Customers who once relied on the Boone-Raleigh Public Service District for water service are now officially customers of West Virginia America Water, after the company’s acquisition of the PSD was finalized Thursday, according to a news release.
Boone-Raleigh PSD served about 470 water customers in Sylvester and Whitesville. Now, WVAW will serve those customers through an interconnection constructed between its existing lines in the area and the PSD’s lines.
WVAW will only provide water service to the PSD’s customers. Those who receive sewage service from the PSD will soon see a 16 percent increase (about $6 per 3,000 gallons of water) to their bill due to the decrease in revenue from losing its water customers, according to a filing with the state Public Service Commission.

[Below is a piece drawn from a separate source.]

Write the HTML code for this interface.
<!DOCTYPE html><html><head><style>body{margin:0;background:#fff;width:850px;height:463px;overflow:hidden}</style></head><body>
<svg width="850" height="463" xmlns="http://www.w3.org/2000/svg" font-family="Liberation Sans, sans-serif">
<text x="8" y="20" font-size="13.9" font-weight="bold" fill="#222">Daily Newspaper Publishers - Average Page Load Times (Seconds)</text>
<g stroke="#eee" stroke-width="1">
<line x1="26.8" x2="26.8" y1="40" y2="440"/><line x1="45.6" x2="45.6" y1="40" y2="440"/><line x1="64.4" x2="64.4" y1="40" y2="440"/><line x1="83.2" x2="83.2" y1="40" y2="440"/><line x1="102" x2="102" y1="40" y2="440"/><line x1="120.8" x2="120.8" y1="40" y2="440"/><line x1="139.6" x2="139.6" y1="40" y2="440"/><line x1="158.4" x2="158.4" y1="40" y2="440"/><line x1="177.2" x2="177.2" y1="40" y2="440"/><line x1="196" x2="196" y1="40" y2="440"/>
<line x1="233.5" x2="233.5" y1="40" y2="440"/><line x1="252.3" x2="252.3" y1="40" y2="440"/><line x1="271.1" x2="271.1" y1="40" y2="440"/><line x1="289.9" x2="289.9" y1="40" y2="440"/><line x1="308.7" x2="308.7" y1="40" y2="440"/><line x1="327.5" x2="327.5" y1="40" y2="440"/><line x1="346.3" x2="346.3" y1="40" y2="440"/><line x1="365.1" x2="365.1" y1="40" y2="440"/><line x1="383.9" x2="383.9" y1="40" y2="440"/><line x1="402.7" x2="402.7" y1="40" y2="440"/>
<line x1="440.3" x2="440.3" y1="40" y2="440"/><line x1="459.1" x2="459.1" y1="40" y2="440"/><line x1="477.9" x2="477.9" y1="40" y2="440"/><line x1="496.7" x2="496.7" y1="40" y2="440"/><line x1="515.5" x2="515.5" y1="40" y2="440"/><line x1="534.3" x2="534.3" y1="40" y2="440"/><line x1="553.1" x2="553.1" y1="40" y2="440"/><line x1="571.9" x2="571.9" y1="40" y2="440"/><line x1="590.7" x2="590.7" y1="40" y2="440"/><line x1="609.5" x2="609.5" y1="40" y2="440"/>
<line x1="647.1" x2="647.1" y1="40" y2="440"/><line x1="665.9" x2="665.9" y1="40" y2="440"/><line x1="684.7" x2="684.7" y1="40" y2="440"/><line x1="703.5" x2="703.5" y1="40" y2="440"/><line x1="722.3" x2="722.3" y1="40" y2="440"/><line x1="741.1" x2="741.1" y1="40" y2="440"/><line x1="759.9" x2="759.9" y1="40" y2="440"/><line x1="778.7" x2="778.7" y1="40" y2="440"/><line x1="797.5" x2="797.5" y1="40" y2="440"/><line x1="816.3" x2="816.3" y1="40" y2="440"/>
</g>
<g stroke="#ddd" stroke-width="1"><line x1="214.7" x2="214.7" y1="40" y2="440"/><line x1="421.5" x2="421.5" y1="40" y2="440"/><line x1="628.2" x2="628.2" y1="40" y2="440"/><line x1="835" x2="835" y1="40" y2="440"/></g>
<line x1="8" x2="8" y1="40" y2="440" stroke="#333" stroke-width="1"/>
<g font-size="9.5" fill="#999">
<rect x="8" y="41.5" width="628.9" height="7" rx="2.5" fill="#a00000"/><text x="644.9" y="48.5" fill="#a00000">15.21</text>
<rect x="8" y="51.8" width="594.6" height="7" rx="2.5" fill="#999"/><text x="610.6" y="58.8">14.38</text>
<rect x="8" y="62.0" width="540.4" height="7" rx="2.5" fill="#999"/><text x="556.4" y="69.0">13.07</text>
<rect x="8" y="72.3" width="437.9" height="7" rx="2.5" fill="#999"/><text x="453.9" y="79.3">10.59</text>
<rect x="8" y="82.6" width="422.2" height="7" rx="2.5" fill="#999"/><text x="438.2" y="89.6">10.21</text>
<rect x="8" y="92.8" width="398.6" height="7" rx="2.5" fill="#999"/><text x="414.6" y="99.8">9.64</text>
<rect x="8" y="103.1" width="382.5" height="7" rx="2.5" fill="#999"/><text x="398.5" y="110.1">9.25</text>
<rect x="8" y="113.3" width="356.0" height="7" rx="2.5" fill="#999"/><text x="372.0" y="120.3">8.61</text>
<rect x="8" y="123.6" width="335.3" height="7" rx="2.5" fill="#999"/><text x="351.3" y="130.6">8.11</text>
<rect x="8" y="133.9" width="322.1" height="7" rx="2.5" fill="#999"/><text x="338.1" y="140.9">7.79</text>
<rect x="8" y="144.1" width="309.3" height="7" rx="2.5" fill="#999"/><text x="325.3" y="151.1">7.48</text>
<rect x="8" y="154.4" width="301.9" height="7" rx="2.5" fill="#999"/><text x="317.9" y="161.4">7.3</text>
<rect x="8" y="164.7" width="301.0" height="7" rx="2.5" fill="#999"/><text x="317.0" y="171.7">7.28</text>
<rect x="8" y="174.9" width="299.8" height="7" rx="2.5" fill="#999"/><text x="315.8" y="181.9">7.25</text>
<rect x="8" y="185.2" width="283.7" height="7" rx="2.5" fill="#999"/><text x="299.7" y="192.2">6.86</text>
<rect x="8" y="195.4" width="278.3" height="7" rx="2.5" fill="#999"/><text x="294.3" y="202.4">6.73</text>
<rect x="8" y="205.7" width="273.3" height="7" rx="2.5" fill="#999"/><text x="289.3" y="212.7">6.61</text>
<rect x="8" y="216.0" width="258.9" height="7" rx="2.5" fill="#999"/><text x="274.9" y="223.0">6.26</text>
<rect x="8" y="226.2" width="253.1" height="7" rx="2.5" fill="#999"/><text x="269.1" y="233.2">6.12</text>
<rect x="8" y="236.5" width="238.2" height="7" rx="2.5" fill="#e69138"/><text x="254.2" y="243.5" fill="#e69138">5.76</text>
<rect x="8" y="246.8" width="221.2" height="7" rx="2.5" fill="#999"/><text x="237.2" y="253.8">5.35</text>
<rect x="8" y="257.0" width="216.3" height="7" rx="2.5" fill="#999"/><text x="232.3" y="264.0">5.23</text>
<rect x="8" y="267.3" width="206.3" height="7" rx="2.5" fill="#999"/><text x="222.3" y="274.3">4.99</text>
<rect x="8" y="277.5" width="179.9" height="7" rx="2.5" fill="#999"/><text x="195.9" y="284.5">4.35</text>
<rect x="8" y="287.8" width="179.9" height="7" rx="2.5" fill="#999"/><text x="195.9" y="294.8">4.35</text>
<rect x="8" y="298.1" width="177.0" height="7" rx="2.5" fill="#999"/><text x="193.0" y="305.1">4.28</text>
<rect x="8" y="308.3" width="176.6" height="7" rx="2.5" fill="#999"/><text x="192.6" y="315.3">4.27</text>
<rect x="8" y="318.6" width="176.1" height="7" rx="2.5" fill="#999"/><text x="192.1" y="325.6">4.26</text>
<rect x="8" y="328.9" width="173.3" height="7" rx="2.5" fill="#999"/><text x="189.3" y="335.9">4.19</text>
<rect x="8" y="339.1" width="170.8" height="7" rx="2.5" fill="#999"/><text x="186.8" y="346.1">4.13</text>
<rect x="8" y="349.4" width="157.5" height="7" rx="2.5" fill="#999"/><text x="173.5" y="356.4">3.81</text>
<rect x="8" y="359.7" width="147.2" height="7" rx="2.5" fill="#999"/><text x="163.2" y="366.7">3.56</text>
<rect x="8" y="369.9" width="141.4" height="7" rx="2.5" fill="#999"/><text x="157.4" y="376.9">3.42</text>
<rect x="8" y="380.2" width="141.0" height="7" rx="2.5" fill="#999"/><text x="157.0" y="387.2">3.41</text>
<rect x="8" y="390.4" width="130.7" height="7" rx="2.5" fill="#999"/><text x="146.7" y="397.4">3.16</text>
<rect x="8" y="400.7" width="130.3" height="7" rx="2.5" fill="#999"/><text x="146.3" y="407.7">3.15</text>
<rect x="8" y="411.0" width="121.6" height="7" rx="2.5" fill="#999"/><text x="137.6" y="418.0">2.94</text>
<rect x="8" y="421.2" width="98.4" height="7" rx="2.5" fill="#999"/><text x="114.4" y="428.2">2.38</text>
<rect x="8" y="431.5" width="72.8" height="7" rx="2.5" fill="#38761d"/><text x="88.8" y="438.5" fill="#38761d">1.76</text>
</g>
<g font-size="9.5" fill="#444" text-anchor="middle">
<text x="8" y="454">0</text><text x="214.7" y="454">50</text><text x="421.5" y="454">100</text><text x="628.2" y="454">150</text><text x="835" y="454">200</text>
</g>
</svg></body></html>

Water customers will also see an increase in their bills as the water rates raise to meet WVAW’s rates — a $19.18, or 57.8 percent, increase.
Per the joint stipulation agreement between the PSD and WVAW, which was approved earlier this year by the PSC, WVAW will pay $115,000 to acquire the water system and its facilities.
Over the past few years, the PSC approached WVAW several times about the possibility of taking over water operations for Boone-Raleigh, especially as its service deteriorated. Earlier this year, John Lipford, chairman of the Boone-Raleigh PSD, said he was confident that this time, the deal would come to fruition, and he was right.
The hope, Lipford said, is that WVAW can provide safer, more reliable water service to those who depend on it.
The Environmental Protection Agency classifies Boone-Raleigh as being in “significant noncompliance” for drinking water standards. The PSD has been cited for violations in 11 of the last 12 quarters on record with the EPA.
Now that the acquisition is complete, WVAW is the sole water provider in Boone County, according to testimony given by WVAW representatives to the PSC.
For the past few years, WVAW has been stepping in regularly to offer emergency help to Boone-Raleigh when lines break or water stops flowing, and now, that service will be permanent.
“Once the takeover is finished, the customers will have better water quality and it will be more consistent,” Lipford said earlier this year. “This is a good thing for everyone involved. It really is.”